Heineken avoids censure after rival complaint

Molson Coors has failed in its bid to get a Heineken TV ad banned for suggesting alcohol could “enhance personal qualities and talents”.


The ad showed a man arriving at a party and greeting other guests in a number of flamboyant ways such as pulling a tablecloth from a table without upsetting the drinks, catching an olive in his mouth, joining the band on stage and staging a faux cowboy shootout with another guest.

Molson Coors and two viewers complained that the ad implied that alcohol contributed to the man’s popularity and confidence, the success of the evening and the man’s social and sexual success.

Another viewer complained that the ad linked alcohol with “daring behaviour”.

Heineken said that the character was at no point during the ad seen consuming alcohol and that “very little” alcohol is featured in the ad so it could not be inferred that Heineken or alcohol contributed to the success of the occasion.

The brewer adds that there is no portrayal of sexual activity or seduction in the ad and so no implication of sexual success.

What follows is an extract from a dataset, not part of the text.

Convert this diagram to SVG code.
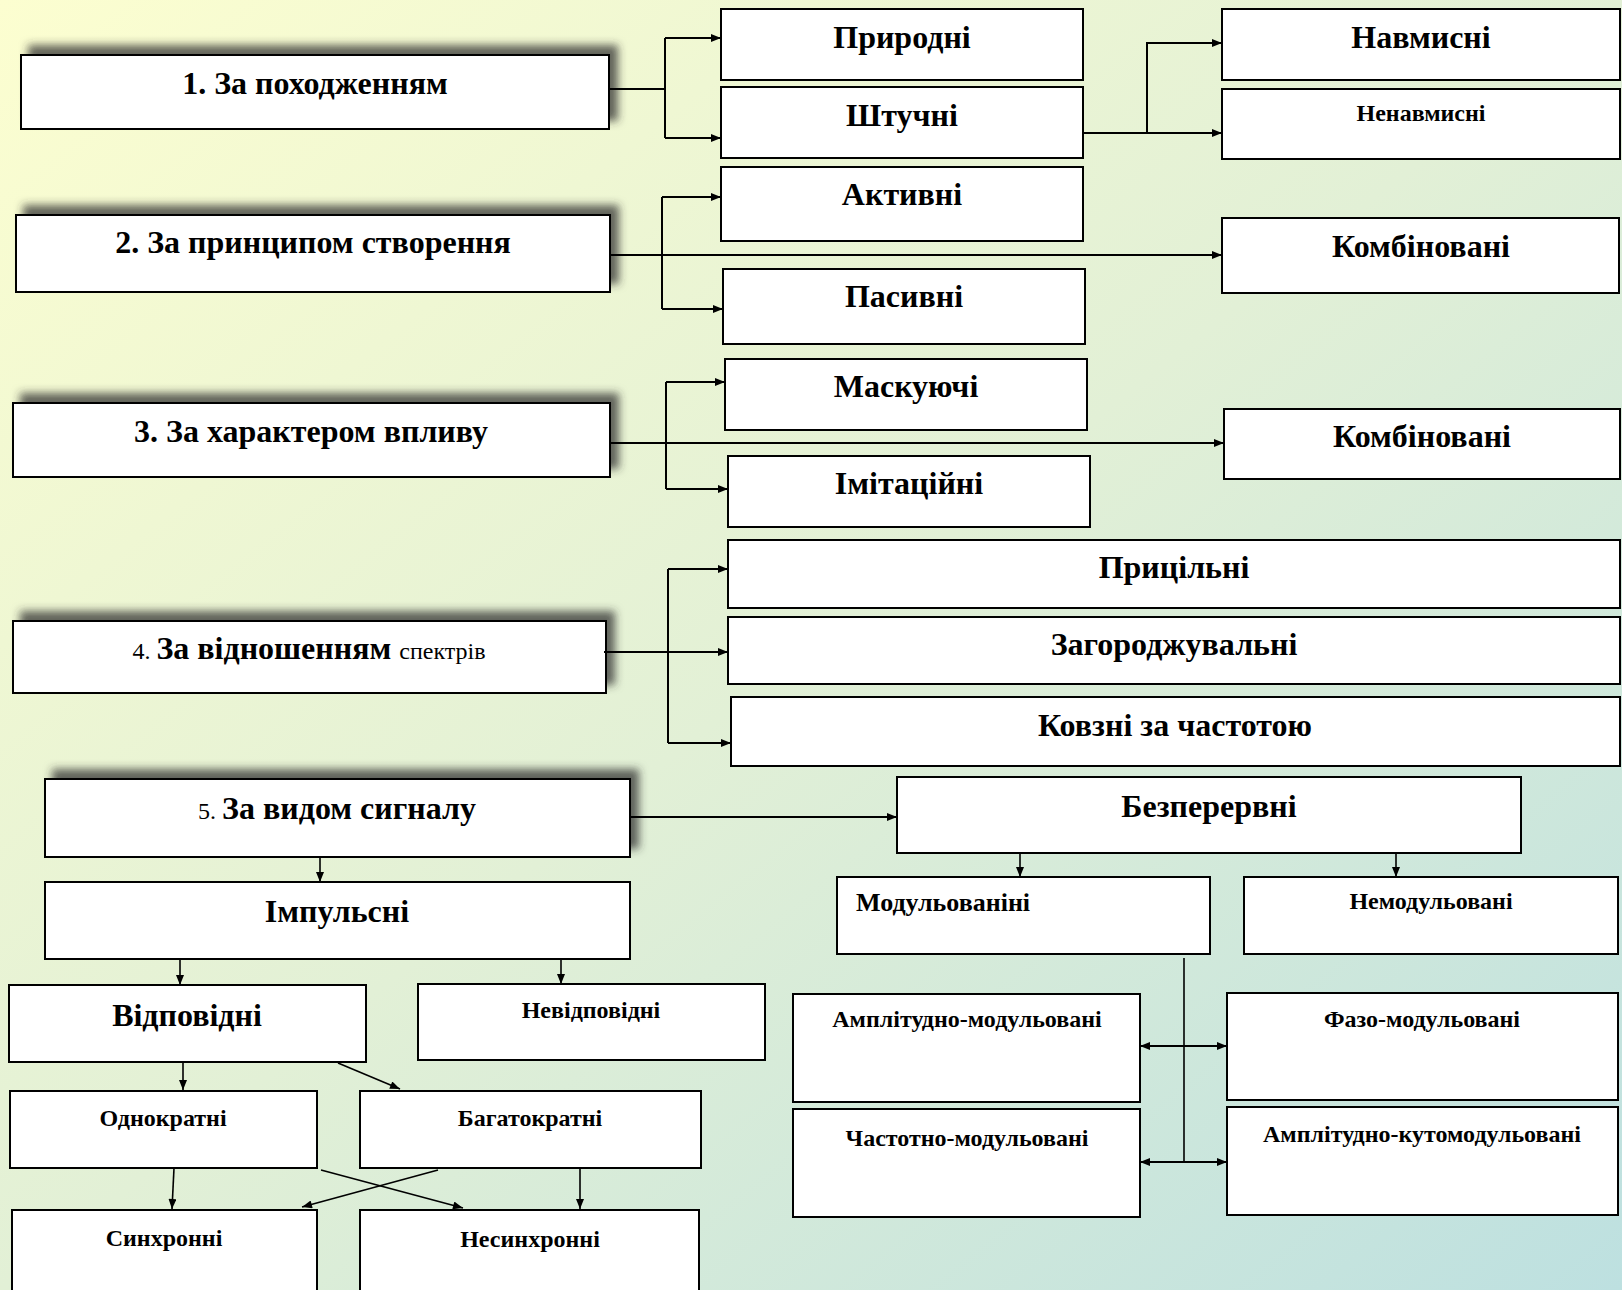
<svg xmlns="http://www.w3.org/2000/svg" width="1622" height="1290" viewBox="0 0 1622 1290">
<defs>
<linearGradient id="bg" x1="0" y1="0" x2="1" y2="1">
<stop offset="0" stop-color="#fcfed0"/>
<stop offset="0.5" stop-color="#e2f0d6"/>
<stop offset="1" stop-color="#bde0e0"/>
</linearGradient>
<filter id="sh" x="-10%" y="-40%" width="120%" height="180%">
<feDropShadow dx="8" dy="-9" stdDeviation="4" flood-color="#333" flood-opacity="0.75"/>
</filter>
<marker id="ah" viewBox="0 0 10 8" refX="10" refY="4" markerWidth="10" markerHeight="8" markerUnits="userSpaceOnUse" orient="auto-start-reverse">
<path d="M0,0 L10,4 L0,8 z" fill="#000"/>
</marker>
<marker id="as" viewBox="0 0 10 8" refX="10" refY="4" markerWidth="11" markerHeight="8" markerUnits="userSpaceOnUse" orient="auto-start-reverse">
<path d="M0,0 L10,4 L0,8 z" fill="#000"/>
</marker>
</defs>
<style>
.b{fill:#fff;stroke:#000;stroke-width:2}
.s{filter:url(#sh)}
text{font-family:"Liberation Serif","Times New Roman",serif;font-weight:bold;fill:#000;text-anchor:middle}
.L{font-size:32px}
.M{font-size:24px}
.r{font-weight:normal}
.c path{fill:none;stroke:#000;stroke-width:2}
.c .t{stroke-width:1.6}
</style>
<rect x="0" y="0" width="1622" height="1290" fill="url(#bg)"/>

<g id="n1"><rect class="b s" x="21" y="55" width="588" height="74"/><text class="L" x="315" y="94">1. За походженням</text></g>
<g id="n-pryrodni"><rect class="b" x="721" y="9" width="362" height="71"/><text class="L" x="902" y="48">Природні</text></g>
<g id="n-shtuchni"><rect class="b" x="721" y="87" width="362" height="71"/><text class="L" x="902" y="126">Штучні</text></g>
<g id="n-navmysni"><rect class="b" x="1222" y="9" width="398" height="71"/><text class="L" x="1421" y="48">Навмисні</text></g>
<g id="n-nenavmysni"><rect class="b" x="1222" y="89" width="398" height="70"/><text class="M" x="1421" y="121">Ненавмисні</text></g>

<g id="n2"><rect class="b s" x="16" y="215" width="594" height="77"/><text class="L" x="313" y="253">2. За принципом створення</text></g>
<g id="n-aktyvni"><rect class="b" x="721" y="167" width="362" height="74"/><text class="L" x="902" y="205">Активні</text></g>
<g id="n-pasyvni"><rect class="b" x="723" y="269" width="362" height="75"/><text class="L" x="904" y="307">Пасивні</text></g>
<g id="n-komb1"><rect class="b" x="1222" y="218" width="397" height="75"/><text class="L" x="1421" y="257">Комбіновані</text></g>

<g id="n3"><rect class="b s" x="13" y="403" width="597" height="74"/><text class="L" x="311" y="442">3. За характером впливу</text></g>
<g id="n-maskuiuchi"><rect class="b" x="725" y="359" width="362" height="71"/><text class="L" x="906" y="397">Маскуючі</text></g>
<g id="n-imitatsiini"><rect class="b" x="728" y="456" width="362" height="71"/><text class="L" x="909" y="494">Імітаційні</text></g>
<g id="n-komb2"><rect class="b" x="1224" y="409" width="396" height="70"/><text class="L" x="1422" y="447">Комбіновані</text></g>

<g id="n4"><rect class="b s" x="13" y="621" width="593" height="72"/><text x="309" y="659"><tspan class="M r">4. </tspan><tspan class="L">За відношенням </tspan><tspan class="M r">спектрів</tspan></text></g>
<g id="n-prytsilni"><rect class="b" x="728" y="540" width="892" height="68"/><text class="L" x="1174" y="578">Прицільні</text></g>
<g id="n-zahorodzh"><rect class="b" x="728" y="617" width="892" height="67"/><text class="L" x="1174" y="655">Загороджувальні</text></g>
<g id="n-kovzni"><rect class="b" x="731" y="697" width="889" height="69"/><text class="L" x="1175" y="736">Ковзні за частотою</text></g>

<g id="n5"><rect class="b s" x="45" y="779" width="585" height="78"/><text x="337" y="819"><tspan class="M r">5. </tspan><tspan class="L">За видом сигналу</tspan></text></g>
<g id="n-impulsni"><rect class="b" x="45" y="882" width="585" height="77"/><text class="L" x="337" y="922">Імпульсні</text></g>
<g id="n-vidpovidni"><rect class="b" x="9" y="985" width="357" height="77"/><text class="L" x="187" y="1026">Відповідні</text></g>
<g id="n-nevidpovidni"><rect class="b" x="418" y="984" width="347" height="76"/><text class="M" x="591" y="1018">Невідповідні</text></g>
<g id="n-odnokratni"><rect class="b" x="10" y="1091" width="307" height="77"/><text class="M" x="163" y="1126">Однократні</text></g>
<g id="n-bahatokratni"><rect class="b" x="360" y="1091" width="341" height="77"/><text class="M" x="530" y="1126">Багатократні</text></g>
<g id="n-synkhronni"><rect class="b" x="12" y="1210" width="305" height="90"/><text class="M" x="164" y="1246">Синхронні</text></g>
<g id="n-nesynkhronni"><rect class="b" x="360" y="1210" width="339" height="90"/><text class="M" x="530" y="1247">Несинхронні</text></g>

<g id="n-bezperervni"><rect class="b" x="897" y="777" width="624" height="76"/><text class="L" x="1209" y="817">Безперервні</text></g>
<g id="n-modulovani"><rect class="b" x="837" y="877" width="373" height="77"/><text x="856" y="911" style="text-anchor:start;font-size:26px">Модульованіні</text></g>
<g id="n-nemodulovani"><rect class="b" x="1244" y="877" width="374" height="77"/><text class="M" x="1431" y="909">Немодульовані</text></g>
<g id="n-am"><rect class="b" x="793" y="994" width="347" height="108"/><text class="M" x="967" y="1027">Амплітудно-модульовані</text></g>
<g id="n-fm"><rect class="b" x="1227" y="993" width="391" height="107"/><text class="M" x="1422" y="1027">Фазо-модульовані</text></g>
<g id="n-chm"><rect class="b" x="793" y="1109" width="347" height="108"/><text class="M" x="967" y="1146">Частотно-модульовані</text></g>
<g id="n-akm"><rect class="b" x="1227" y="1107" width="391" height="108"/><text class="M" x="1422" y="1142">Амплітудно-кутомодульовані</text></g>

<g id="connectors" class="c">
<path d="M609,89 H665 M665,38 V138"/>
<path d="M665,38 H721" marker-end="url(#ah)"/>
<path d="M665,138 H721" marker-end="url(#ah)"/>
<path d="M1083,133 H1222" marker-end="url(#ah)"/>
<path d="M1147,133 V43 H1222" marker-end="url(#ah)"/>

<path d="M610,255 H1222" marker-end="url(#ah)"/>
<path d="M662,197 V309"/>
<path d="M662,197 H721" marker-end="url(#ah)"/>
<path d="M662,309 H723" marker-end="url(#ah)"/>

<path d="M610,443 H1224" marker-end="url(#ah)"/>
<path d="M666,382 V489"/>
<path d="M666,382 H725" marker-end="url(#ah)"/>
<path d="M666,489 H728" marker-end="url(#ah)"/>

<path d="M604,652 H728" marker-end="url(#ah)"/>
<path d="M668,569 V743"/>
<path d="M668,569 H728" marker-end="url(#ah)"/>
<path d="M668,743 H731" marker-end="url(#ah)"/>

<path d="M630,817 H897" marker-end="url(#ah)"/>
<path class="t" d="M320,858 V882" marker-end="url(#as)"/>
<path class="t" d="M180,959 V985" marker-end="url(#as)"/>
<path class="t" d="M561,959 V984" marker-end="url(#as)"/>
<path class="t" d="M183,1062 V1090" marker-end="url(#as)"/>
<path class="t" d="M338,1063 L400,1089" marker-end="url(#as)"/>
<path class="t" d="M174,1168 L172,1209" marker-end="url(#as)"/>
<path class="t" d="M321,1170 L463,1208" marker-end="url(#as)"/>
<path class="t" d="M438,1170 L302,1207" marker-end="url(#as)"/>
<path class="t" d="M580,1168 V1209" marker-end="url(#as)"/>
<path class="t" d="M1020,853 V877" marker-end="url(#as)"/>
<path class="t" d="M1396,853 V877" marker-end="url(#as)"/>
<path class="t" d="M1184,958 V1162"/>
<path d="M1140,1046 H1227" marker-start="url(#ah)" marker-end="url(#ah)"/>
<path d="M1140,1162 H1227" marker-start="url(#ah)" marker-end="url(#ah)"/>
</g>
</svg>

Heineken adds it consulted BCAP rules and Clearcast before finalising the script for the ad, which it believes portrays a “mildly fantastical scenario” depicting Heineken drinkers as “men of the world” with “broad experiences of travel, diverse cultures and refined tastes”.

The ASA ruled that because the main character was not seen drinking Heineken, there was no cause and effect between drinking Heineken and the man’s qualities and talents.

None of the complaints against the ad were upheld.

The ad, created by Wieden + Kennedy and called “The Entrance”, first aired in January a part of a global campaign, to introduce its new global strapline: “Open your world”.